1. This chapter is called "Leading Above the Death Line." It deals with the third of Collins' three distinctives of companies that weather difficult times. The first two were 1) fanatical discipline and 2) empirical creativity. The third characteristic is "productive paranoia."

2. He starts with the story of David Breashears climbing Mt. Everest in 1996 trying to shoot a panoramic view from the top for an IMAX movie in the works. Coming up behind him were two experienced guides, Rob Hall and Scott Fischer. Given the circumstances, Breashears decided to go back down, let the groups coming up pass and any erratic weather, and then try again. He had brought enough extra oxygen to wait a little.

A day later, Hall and Fischer and their groups were dead, and Breashears had enough extra oxygen both to find them and still go to the top himself.

3. Collins breaks down productive paranoia into three aspects: 1) having reserves for a crisis, 2) carefully managing 3 different kinds of risk, and 3) being able to zoom out and then zoom back in when a crisis seems looming.

So 10X companies carried 3 to 10 times the ratio of cash to assets. Intel, for example, had a free cash flow that was 40 percent of its monthly revenue as opposed to the more average 25% of AMD). "It's what they do before the storm comes that matters most" (105). Southwest had a billion dollars in cash on hand when 9-11 hit. They were the only airline that posted a profit not only in 2012, but in the last quarter of 2011.

Breashears had the extra oxygen canisters to postpone his push to the top of Mt. Everest.

4. There are a number of types of risk that productively paranoid companies watch. The first is the Death Line Risk. These are the type of events that could kill or severely damage an enterprise.

A second kind of risk is an asymmetric risk, one where to fail would produce a much greater negative than the positive of success (think Pascal's Wager). Finally, uncontrollable risks are ones that a company would have little ability to manage or control.

10X companies made far fewer decisions in these risky areas than the comparison companies (22% as opposed to 43%).

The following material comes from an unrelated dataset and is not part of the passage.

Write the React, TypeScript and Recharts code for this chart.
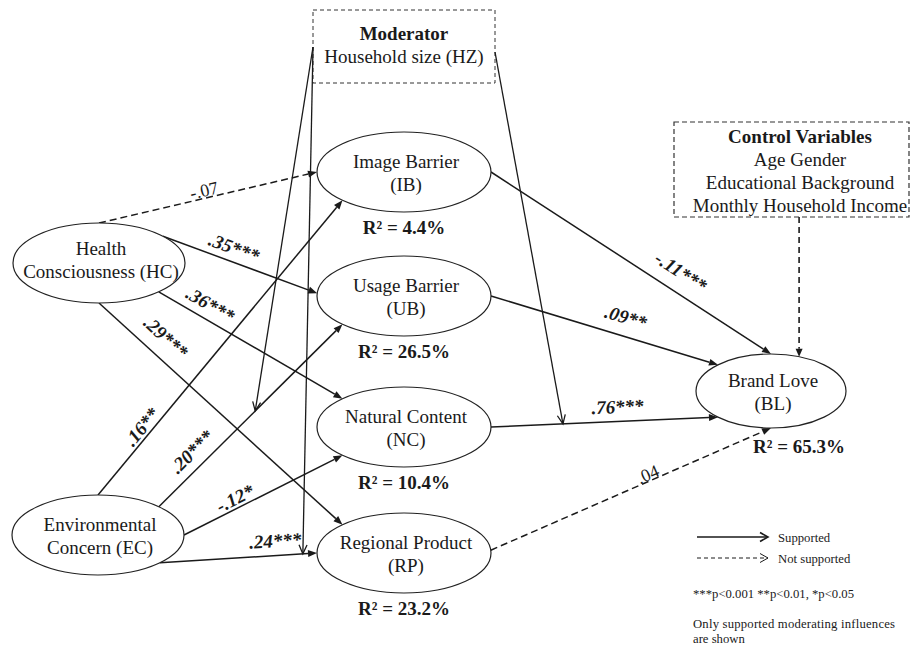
import React from 'react';
import { ScatterChart, Scatter, XAxis, YAxis, ReferenceLine, ReferenceArea, ReferenceDot } from 'recharts';

const FONT = '"Liberation Serif", "Times New Roman", serif';
const INK = '#1a1a1a';

// constructs of the model
const nodeIds = ['HC', 'EC', 'IB', 'UB', 'NC', 'RP', 'BL'];
const nodeTitles = ['Health', 'Environmental', 'Image Barrier', 'Usage Barrier', 'Natural Content', 'Regional Product', 'Brand Love'];
const nodeCodes = ['Consciousness (HC)', 'Concern (EC)', '(IB)', '(UB)', '(NC)', '(RP)', '(BL)'];
const nodeR2 = ['', '', '4.4%', '26.5%', '10.4%', '23.2%', '65.3%'];
const nodeX = [99, 98, 404, 404, 404, 404, 771];
const nodeY = [263, 535, 172, 296, 427, 553, 391];

// structural paths
const pathFrom = ['HC', 'HC', 'HC', 'HC', 'EC', 'EC', 'EC', 'EC', 'IB', 'UB', 'NC', 'RP'];
const pathTo = ['IB', 'UB', 'NC', 'RP', 'IB', 'UB', 'NC', 'RP', 'BL', 'BL', 'BL', 'BL'];
const pathCoef = ['-.07', '.35***', '.36***', '.29***', '.16**', '.20***', '-.12*', '.24***', '-.11***', '.09**', '.76***', '.04'];
const pathSupported = [false, true, true, true, true, true, true, true, true, true, true, false];

// where each arrow leaves / meets its ellipse (deg) and where the label sits
const pathOut = [-90, -42, 46, 90, -90, -45, 0, 44, 0, 0, 0, -4];
const pathIn = [180, 184, -135, -135, 135, 135, 135, 180, -90, -135, 135, 90];
const labelAt = [0.49, 0.43, 0.24, 0.22, 0.21, 0.24, 0.35, 0.74, 0.64, 0.57, 0.56, 0.57];
const labelLift = [8, 14, 15, 20, 10, 16, 10, 15, 20, 19, 15, 7];

// moderating influences of household size (index into the paths above)
const moderatorTitle = 'Moderator';
const moderatorLines = ['Household size (HZ)'];
const moderatedPath = [5, 7, 10];
const moderatedAt = [0.525, 0.91, 0.317];
const moderatorSide = ['left', 'left', 'right'];

const controlTitle = 'Control Variables';
const controlLines = ['Age Gender', 'Educational Background', 'Monthly Household Income'];

const legendLabels = ['Supported', 'Not supported'];
const notes = ['***p<0.001 **p<0.01, *p<0.05', 'Only supported moderating influences', 'are shown'];

const modBox = { x1: 313, x2: 495, y1: 10, y2: 83 };
const ctrlBox = { x1: 674, x2: 909, y1: 122, y2: 217 };

const radii = (id: string) => (id === 'BL' ? { rx: 75, ry: 37 } : id === 'HC' || id === 'EC' ? { rx: 86, ry: 40 } : { rx: 87, ry: 40 });

const anchor = (id: string, deg: number) => {
  const i = nodeIds.indexOf(id);
  const { rx, ry } = radii(id);
  const a = (deg * Math.PI) / 180;
  return { x: nodeX[i] + rx * Math.cos(a), y: nodeY[i] + ry * Math.sin(a) };
};

const nodes = nodeIds.map((id, i) => ({ id, x: nodeX[i], y: nodeY[i], title: nodeTitles[i], code: nodeCodes[i], r2: nodeR2[i] }));

const paths = pathFrom.map((f, i) => ({
  start: anchor(f, pathOut[i]),
  end: anchor(pathTo[i], pathIn[i]),
  coef: pathCoef[i],
  supported: pathSupported[i],
  t: labelAt[i],
  lift: labelLift[i],
}));

const modLinks = moderatedPath.map((p, i) => {
  const { start, end } = paths[p];
  const t = moderatedAt[i];
  const left = moderatorSide[i] === 'left';
  return {
    from: { x: left ? modBox.x1 : modBox.x2, y: left ? 47 : 52 },
    to: { x: start.x + (end.x - start.x) * t, y: start.y + (end.y - start.y) * t },
  };
});

const ctrlEnd = anchor('BL', -68);

function NodeShape(props: any) {
  const { cx, cy, payload } = props;
  const { rx, ry } = radii(payload.id);
  const lift = payload.id === 'HC' ? 4 : 0;
  const txt = { textAnchor: 'middle' as const, fontFamily: FONT, fontSize: 19, fill: INK };
  return (
    <g>
      <ellipse cx={cx} cy={cy} rx={rx} ry={ry} fill="#fff" stroke="#222" strokeWidth={1.2} />
      <text x={cx + 2} y={cy - 4 - lift} {...txt}>{payload.title}</text>
      <text x={cx + 2} y={cy + 19 - lift} {...txt}>{payload.code}</text>
      {payload.r2 && (
        <text x={cx + (payload.id === 'BL' ? 28 : 0)} y={cy + 62} {...txt} fontWeight="bold">
          R² = {payload.r2}
        </text>
      )}
    </g>
  );
}

function PathShape(props: any) {
  const { x1, y1, x2, y2, coef, supported, t, lift } = props;
  const dx = x2 - x1, dy = y2 - y1;
  const len = Math.hypot(dx, dy);
  const ux = dx / len, uy = dy / len;
  const nx = uy, ny = -ux;
  const head = 9, half = 3.5;
  const bx = x2 - ux * head, by = y2 - uy * head;
  const lx = x1 + dx * t + nx * lift, ly = y1 + dy * t + ny * lift;
  const ang = (Math.atan2(dy, dx) * 180) / Math.PI;
  return (
    <g>
      <line x1={x1} y1={y1} x2={bx} y2={by} stroke={INK} strokeWidth={1.5} strokeDasharray={supported ? undefined : '7 4'} />
      <polygon points={`${x2},${y2} ${bx + nx * half},${by + ny * half} ${bx - nx * half},${by - ny * half}`} fill={INK} />
      <text
        transform={`translate(${lx},${ly}) rotate(${ang})`}
        textAnchor="middle"
        dy="0.35em"
        fontFamily={FONT}
        fontSize={supported ? 19 : 18}
        fontWeight={supported ? 'bold' : 'normal'}
        fontStyle={supported ? 'italic' : 'normal'}
        fill={INK}
      >
        {coef}
      </text>
    </g>
  );
}

function OpenArrow(props: any) {
  const { x1, y1, x2, y2, dashed, head = 9, half = 4, width = 1.3 } = props;
  const dx = x2 - x1, dy = y2 - y1;
  const len = Math.hypot(dx, dy);
  const ux = dx / len, uy = dy / len;
  const nx = uy, ny = -ux;
  const bx = x2 - ux * head, by = y2 - uy * head;
  return (
    <g>
      <line x1={x1} y1={y1} x2={x2} y2={y2} stroke={INK} strokeWidth={width} strokeDasharray={dashed ? '4 3' : undefined} />
      <polyline
        points={`${bx + nx * half},${by + ny * half} ${x2},${y2} ${bx - nx * half},${by - ny * half}`}
        fill="none"
        stroke={INK}
        strokeWidth={width}
      />
    </g>
  );
}

function FilledArrow(props: any) {
  const { x1, y1, x2, y2 } = props;
  const dx = x2 - x1, dy = y2 - y1;
  const len = Math.hypot(dx, dy);
  const ux = dx / len, uy = dy / len;
  const nx = uy, ny = -ux;
  const bx = x2 - ux * 8, by = y2 - uy * 8;
  return (
    <g>
      <line x1={x1} y1={y1} x2={bx} y2={by} stroke={INK} strokeWidth={1.6} strokeDasharray="6 4" />
      <polygon points={`${x2},${y2} ${bx + nx * 3.5},${by + ny * 3.5} ${bx - nx * 3.5},${by - ny * 3.5}`} fill={INK} />
    </g>
  );
}

function BoxText(props: any) {
  const { cx, cy, title, lines, first } = props;
  return (
    <g fontFamily={FONT} fontSize={19} fill={INK} textAnchor="middle">
      <text x={cx} y={cy + first} fontWeight="bold">{title}</text>
      {lines.map((l: string, i: number) => (
        <text key={l} x={cx} y={cy + first + 23 * (i + 1)}>{l}</text>
      ))}
    </g>
  );
}

export default function App() {
  return (
    <div style={{ position: 'absolute', left: 0, top: 0, background: '#fff' }}>
      <ScatterChart width={910} height={647} margin={{ top: 0, right: 0, bottom: 0, left: 0 }} style={{ fontFamily: FONT }}>
        <XAxis type="number" dataKey="x" domain={[0, 910]} allowDataOverflow hide />
        <YAxis type="number" dataKey="y" domain={[0, 647]} allowDataOverflow reversed hide />

        <ReferenceArea {...modBox} fill="none" fillOpacity={0} stroke="#333" strokeWidth={1} strokeDasharray="4 3" ifOverflow="visible" />
        <ReferenceArea {...ctrlBox} fill="none" fillOpacity={0} stroke="#333" strokeWidth={1.2} strokeDasharray="5 3" ifOverflow="visible" />

        {paths.map((p, i) => (
          <ReferenceLine
            key={`p${i}`}
            segment={[p.start, p.end]}
            ifOverflow="visible"
            shape={(s: any) => <PathShape {...s} coef={p.coef} supported={p.supported} t={p.t} lift={p.lift} />}
          />
        ))}

        {modLinks.map((m, i) => (
          <ReferenceLine key={`m${i}`} segment={[m.from, m.to]} ifOverflow="visible" shape={(s: any) => <OpenArrow {...s} />} />
        ))}

        <ReferenceLine
          segment={[{ x: ctrlEnd.x, y: ctrlBox.y2 }, ctrlEnd]}
          ifOverflow="visible"
          shape={(s: any) => <FilledArrow {...s} />}
        />

        <Scatter data={nodes} shape={(p: any) => <NodeShape {...p} />} isAnimationActive={false} />

        <ReferenceDot
          x={(modBox.x1 + modBox.x2) / 2}
          y={modBox.y1}
          ifOverflow="visible"
          shape={(s: any) => <BoxText cx={s.cx} cy={s.cy} title={moderatorTitle} lines={moderatorLines} first={30} />}
        />
        <ReferenceDot
          x={800}
          y={ctrlBox.y1}
          ifOverflow="visible"
          shape={(s: any) => <BoxText cx={s.cx} cy={s.cy} title={controlTitle} lines={controlLines} first={21} />}
        />

        {legendLabels.map((l, i) => (
          <ReferenceLine
            key={`l${i}`}
            segment={[{ x: 697, y: 537 + 21 * i }, { x: 768, y: 537 + 21 * i }]}
            ifOverflow="visible"
            shape={(s: any) => (
              <g>
                <OpenArrow {...s} dashed={i === 1} head={8} half={4.5} width={i === 0 ? 1.6 : 1} />
                <text x={s.x2 + 10} y={s.y2 + 5} fontFamily={FONT} fontSize={12.7} fill={INK}>{l}</text>
              </g>
            )}
          />
        ))}

        {notes.map((n, i) => (
          <ReferenceDot
            key={`n${i}`}
            x={693}
            y={[598, 628, 643][i]}
            ifOverflow="visible"
            shape={(s: any) => (
              <text
                x={s.cx}
                y={s.cy}
                fontFamily={FONT}
                fontSize={12.7}
                fill={INK}
                textLength={i === 1 ? 202 : undefined}
                lengthAdjust={i === 1 ? 'spacing' : undefined}
              >
                {n}
              </text>
            )}
          />
        ))}
      </ScatterChart>
    </div>
  );
}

They added another kind of risk near the end of their study--time-based risks, risks relating to the speed of decision and action. The study found that recognizing a threat early and then taking the time to make a rigorous and deliberate decision yielded better outcomes than quick decisions.

(Their example, though, involved a decision in a couple weeks, so we're not really talking about a whole lot of time. Basically, they didn't just make a decision the day they recognized the looming crisis.)

5. Being able to zoom out and then zoom back in relates to stopping to brainstorm when leadership gets paranoid about a crisis that could happen. So the threat of Motorola led Intel to spend a week zooming out to formulate a strategy before then zooming back in to go full tilt.

Let me say again, they are not counseling inaction. Dare I say that in my circles (education), there's not a lot of leaping at all. The advice to slow down is not what is needed in this case. It is to get paranoid.